Written problem>
Spot each line in the records below where the word "standalone" occurs, then copy it.

Extracted data>

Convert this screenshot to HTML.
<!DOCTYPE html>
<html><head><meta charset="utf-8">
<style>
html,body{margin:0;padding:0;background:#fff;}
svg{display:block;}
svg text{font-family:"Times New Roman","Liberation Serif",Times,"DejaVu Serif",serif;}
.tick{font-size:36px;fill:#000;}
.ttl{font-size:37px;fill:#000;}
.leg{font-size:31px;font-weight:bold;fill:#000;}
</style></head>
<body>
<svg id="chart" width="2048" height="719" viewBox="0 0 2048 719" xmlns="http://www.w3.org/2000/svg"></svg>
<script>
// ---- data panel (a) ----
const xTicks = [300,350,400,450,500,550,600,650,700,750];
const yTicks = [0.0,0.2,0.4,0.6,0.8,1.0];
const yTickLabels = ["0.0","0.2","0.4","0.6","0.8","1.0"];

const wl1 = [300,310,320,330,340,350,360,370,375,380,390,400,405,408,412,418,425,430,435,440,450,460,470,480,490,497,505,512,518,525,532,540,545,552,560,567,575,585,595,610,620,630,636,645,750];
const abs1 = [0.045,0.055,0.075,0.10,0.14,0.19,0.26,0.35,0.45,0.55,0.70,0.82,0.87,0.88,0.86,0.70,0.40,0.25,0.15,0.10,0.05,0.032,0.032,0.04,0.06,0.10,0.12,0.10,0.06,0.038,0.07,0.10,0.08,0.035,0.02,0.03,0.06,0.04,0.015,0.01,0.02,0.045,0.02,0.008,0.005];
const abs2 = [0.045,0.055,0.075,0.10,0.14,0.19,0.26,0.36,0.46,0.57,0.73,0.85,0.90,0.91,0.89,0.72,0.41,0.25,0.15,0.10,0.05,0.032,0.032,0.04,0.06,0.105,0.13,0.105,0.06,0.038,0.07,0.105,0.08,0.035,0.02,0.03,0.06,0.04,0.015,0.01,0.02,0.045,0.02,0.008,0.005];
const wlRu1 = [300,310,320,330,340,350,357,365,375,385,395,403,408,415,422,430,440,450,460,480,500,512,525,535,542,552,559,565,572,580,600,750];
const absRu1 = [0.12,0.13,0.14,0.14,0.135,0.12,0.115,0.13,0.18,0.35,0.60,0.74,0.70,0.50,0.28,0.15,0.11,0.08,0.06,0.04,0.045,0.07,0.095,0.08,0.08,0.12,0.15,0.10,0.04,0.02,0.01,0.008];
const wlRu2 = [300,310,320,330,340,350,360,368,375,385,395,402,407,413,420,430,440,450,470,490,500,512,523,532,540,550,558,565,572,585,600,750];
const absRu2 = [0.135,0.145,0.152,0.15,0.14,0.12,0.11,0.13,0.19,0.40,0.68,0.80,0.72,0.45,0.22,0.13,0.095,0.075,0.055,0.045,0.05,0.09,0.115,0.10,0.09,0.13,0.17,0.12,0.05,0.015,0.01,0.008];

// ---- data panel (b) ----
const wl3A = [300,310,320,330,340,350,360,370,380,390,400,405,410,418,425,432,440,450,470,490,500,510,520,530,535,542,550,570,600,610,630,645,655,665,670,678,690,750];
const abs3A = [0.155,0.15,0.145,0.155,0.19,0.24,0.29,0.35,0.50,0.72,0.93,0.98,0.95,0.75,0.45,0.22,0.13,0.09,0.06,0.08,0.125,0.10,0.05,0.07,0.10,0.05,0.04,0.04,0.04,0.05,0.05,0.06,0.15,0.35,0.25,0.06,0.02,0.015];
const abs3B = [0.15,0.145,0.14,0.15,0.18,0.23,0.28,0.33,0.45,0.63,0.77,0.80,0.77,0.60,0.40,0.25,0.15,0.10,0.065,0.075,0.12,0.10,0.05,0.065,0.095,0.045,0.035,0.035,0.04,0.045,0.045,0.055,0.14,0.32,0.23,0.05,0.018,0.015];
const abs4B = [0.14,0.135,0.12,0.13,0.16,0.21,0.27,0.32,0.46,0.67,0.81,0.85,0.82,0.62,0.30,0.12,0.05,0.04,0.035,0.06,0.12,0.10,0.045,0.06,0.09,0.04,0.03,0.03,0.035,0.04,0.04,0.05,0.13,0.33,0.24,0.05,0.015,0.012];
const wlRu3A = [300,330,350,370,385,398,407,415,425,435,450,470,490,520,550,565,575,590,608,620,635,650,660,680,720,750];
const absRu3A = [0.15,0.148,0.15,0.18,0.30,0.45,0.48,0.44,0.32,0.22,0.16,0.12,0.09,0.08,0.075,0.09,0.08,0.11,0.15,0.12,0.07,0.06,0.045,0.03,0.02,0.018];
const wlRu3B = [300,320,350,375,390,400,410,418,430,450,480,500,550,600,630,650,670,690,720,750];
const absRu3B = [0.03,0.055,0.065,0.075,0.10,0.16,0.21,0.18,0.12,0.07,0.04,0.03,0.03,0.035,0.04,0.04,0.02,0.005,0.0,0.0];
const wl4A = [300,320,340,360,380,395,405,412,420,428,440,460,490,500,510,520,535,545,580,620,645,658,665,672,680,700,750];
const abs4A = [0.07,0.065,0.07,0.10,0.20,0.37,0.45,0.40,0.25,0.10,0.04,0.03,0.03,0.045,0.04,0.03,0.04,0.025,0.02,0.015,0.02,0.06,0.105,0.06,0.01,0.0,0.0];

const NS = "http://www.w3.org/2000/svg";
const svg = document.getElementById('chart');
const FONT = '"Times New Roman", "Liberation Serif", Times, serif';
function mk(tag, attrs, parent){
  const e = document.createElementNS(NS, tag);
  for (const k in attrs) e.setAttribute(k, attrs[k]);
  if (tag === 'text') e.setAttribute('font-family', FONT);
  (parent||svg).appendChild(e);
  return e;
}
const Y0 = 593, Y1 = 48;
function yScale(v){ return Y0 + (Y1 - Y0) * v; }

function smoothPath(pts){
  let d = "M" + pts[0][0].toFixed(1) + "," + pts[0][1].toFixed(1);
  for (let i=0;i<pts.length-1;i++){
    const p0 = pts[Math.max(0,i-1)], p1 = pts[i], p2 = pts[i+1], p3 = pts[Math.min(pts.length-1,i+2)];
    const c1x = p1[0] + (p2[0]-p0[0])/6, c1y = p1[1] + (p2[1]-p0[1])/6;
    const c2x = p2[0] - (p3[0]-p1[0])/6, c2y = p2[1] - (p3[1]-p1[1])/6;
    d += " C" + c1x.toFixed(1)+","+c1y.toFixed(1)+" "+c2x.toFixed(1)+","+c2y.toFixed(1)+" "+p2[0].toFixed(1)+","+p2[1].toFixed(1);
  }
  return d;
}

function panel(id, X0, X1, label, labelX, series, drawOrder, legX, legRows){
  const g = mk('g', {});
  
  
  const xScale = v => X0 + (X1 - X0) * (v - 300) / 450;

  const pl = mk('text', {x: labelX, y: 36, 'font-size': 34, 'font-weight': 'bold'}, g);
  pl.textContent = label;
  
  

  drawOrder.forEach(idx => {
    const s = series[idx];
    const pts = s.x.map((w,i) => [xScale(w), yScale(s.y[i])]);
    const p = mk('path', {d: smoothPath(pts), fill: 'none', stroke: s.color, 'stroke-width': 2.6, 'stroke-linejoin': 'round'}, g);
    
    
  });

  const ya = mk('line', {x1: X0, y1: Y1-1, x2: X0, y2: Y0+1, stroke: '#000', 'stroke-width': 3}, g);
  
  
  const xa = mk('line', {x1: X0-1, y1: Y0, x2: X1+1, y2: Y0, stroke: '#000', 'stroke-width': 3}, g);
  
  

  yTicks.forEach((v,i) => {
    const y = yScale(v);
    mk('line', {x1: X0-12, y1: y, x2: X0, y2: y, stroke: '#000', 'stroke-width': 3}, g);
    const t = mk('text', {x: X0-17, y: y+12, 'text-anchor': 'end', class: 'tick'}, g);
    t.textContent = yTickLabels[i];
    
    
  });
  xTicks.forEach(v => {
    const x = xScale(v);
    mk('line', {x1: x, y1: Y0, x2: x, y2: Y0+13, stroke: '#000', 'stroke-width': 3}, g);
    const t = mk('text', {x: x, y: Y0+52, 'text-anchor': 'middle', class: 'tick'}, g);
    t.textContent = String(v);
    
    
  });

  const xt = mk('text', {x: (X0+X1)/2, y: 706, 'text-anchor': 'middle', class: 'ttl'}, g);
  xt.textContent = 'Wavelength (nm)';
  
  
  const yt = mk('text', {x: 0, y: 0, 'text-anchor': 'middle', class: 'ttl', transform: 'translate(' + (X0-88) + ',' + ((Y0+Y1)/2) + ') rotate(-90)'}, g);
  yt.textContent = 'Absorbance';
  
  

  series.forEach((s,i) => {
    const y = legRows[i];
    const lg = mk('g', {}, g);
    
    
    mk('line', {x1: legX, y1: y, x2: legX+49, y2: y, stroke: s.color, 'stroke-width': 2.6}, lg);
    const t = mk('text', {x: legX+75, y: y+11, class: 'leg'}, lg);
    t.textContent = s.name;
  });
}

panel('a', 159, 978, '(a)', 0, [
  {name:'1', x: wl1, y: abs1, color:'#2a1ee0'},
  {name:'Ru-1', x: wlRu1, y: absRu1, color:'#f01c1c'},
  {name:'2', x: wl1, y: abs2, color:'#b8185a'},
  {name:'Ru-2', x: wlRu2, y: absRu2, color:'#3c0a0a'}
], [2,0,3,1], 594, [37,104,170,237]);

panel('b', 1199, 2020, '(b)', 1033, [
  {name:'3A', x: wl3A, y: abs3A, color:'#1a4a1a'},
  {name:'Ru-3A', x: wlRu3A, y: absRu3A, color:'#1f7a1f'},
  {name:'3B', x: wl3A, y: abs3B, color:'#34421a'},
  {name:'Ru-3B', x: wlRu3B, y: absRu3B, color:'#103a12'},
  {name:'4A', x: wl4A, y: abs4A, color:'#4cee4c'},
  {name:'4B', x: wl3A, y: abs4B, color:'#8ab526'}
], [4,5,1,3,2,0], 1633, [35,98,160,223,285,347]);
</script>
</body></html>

...

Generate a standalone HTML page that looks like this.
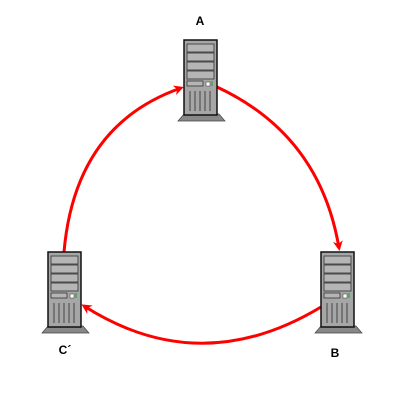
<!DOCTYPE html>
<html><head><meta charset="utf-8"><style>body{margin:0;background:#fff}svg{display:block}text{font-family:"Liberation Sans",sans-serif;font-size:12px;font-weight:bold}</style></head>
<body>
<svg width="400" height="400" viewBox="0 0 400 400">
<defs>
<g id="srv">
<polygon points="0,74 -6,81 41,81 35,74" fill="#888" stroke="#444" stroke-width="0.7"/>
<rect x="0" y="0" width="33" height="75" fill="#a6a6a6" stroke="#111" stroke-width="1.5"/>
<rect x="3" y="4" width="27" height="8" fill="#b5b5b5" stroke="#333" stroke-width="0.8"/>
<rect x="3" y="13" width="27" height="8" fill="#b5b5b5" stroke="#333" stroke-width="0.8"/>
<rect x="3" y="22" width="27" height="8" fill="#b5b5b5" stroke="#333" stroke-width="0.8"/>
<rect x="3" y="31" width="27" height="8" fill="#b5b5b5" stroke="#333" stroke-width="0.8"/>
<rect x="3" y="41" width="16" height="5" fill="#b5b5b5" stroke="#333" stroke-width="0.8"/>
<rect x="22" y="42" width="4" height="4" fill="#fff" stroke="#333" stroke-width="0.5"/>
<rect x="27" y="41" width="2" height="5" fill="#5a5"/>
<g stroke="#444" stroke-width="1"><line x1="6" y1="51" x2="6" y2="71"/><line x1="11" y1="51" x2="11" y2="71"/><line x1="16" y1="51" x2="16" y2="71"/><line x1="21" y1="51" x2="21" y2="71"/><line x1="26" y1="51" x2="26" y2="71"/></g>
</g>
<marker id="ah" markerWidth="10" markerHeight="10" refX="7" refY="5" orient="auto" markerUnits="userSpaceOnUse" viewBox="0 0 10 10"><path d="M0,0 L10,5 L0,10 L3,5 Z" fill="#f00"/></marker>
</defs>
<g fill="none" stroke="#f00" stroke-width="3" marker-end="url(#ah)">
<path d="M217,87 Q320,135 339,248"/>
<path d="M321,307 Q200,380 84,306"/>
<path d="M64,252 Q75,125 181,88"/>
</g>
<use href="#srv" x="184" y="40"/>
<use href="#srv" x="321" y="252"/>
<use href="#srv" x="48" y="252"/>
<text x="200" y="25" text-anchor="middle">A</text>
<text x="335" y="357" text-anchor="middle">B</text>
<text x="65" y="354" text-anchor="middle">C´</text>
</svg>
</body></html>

* * *

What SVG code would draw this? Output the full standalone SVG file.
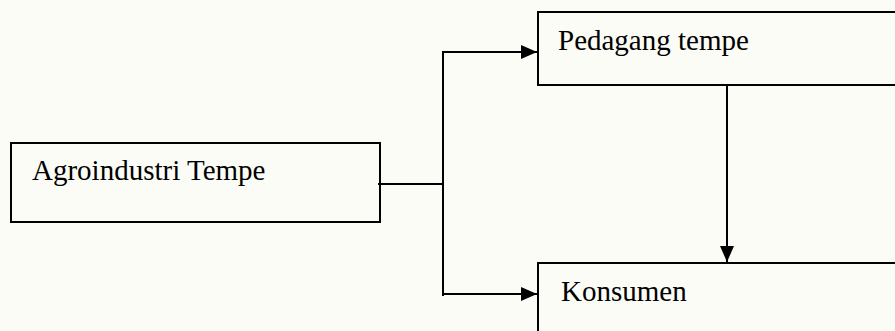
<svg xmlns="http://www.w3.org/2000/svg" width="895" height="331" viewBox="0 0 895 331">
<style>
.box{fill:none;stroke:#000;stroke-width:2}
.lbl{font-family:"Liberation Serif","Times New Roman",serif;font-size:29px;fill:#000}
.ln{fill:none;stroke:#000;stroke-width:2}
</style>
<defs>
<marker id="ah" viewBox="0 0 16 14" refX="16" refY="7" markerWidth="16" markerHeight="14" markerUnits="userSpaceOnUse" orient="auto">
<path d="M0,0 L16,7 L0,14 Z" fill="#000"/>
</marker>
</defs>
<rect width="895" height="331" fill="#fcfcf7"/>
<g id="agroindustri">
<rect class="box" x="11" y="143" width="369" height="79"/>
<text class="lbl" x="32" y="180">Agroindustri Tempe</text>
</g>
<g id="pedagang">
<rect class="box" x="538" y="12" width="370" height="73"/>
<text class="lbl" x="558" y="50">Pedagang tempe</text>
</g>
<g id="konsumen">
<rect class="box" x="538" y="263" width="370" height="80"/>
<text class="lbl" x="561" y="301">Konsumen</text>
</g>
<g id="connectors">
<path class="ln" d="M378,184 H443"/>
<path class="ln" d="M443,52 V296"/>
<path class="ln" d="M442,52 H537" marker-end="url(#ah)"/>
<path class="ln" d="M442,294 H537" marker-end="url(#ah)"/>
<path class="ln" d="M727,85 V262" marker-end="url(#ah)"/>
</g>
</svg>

Written solution>
Generate a standalone HTML page that looks like this.
What SVG code would draw this? Output the full standalone SVG file.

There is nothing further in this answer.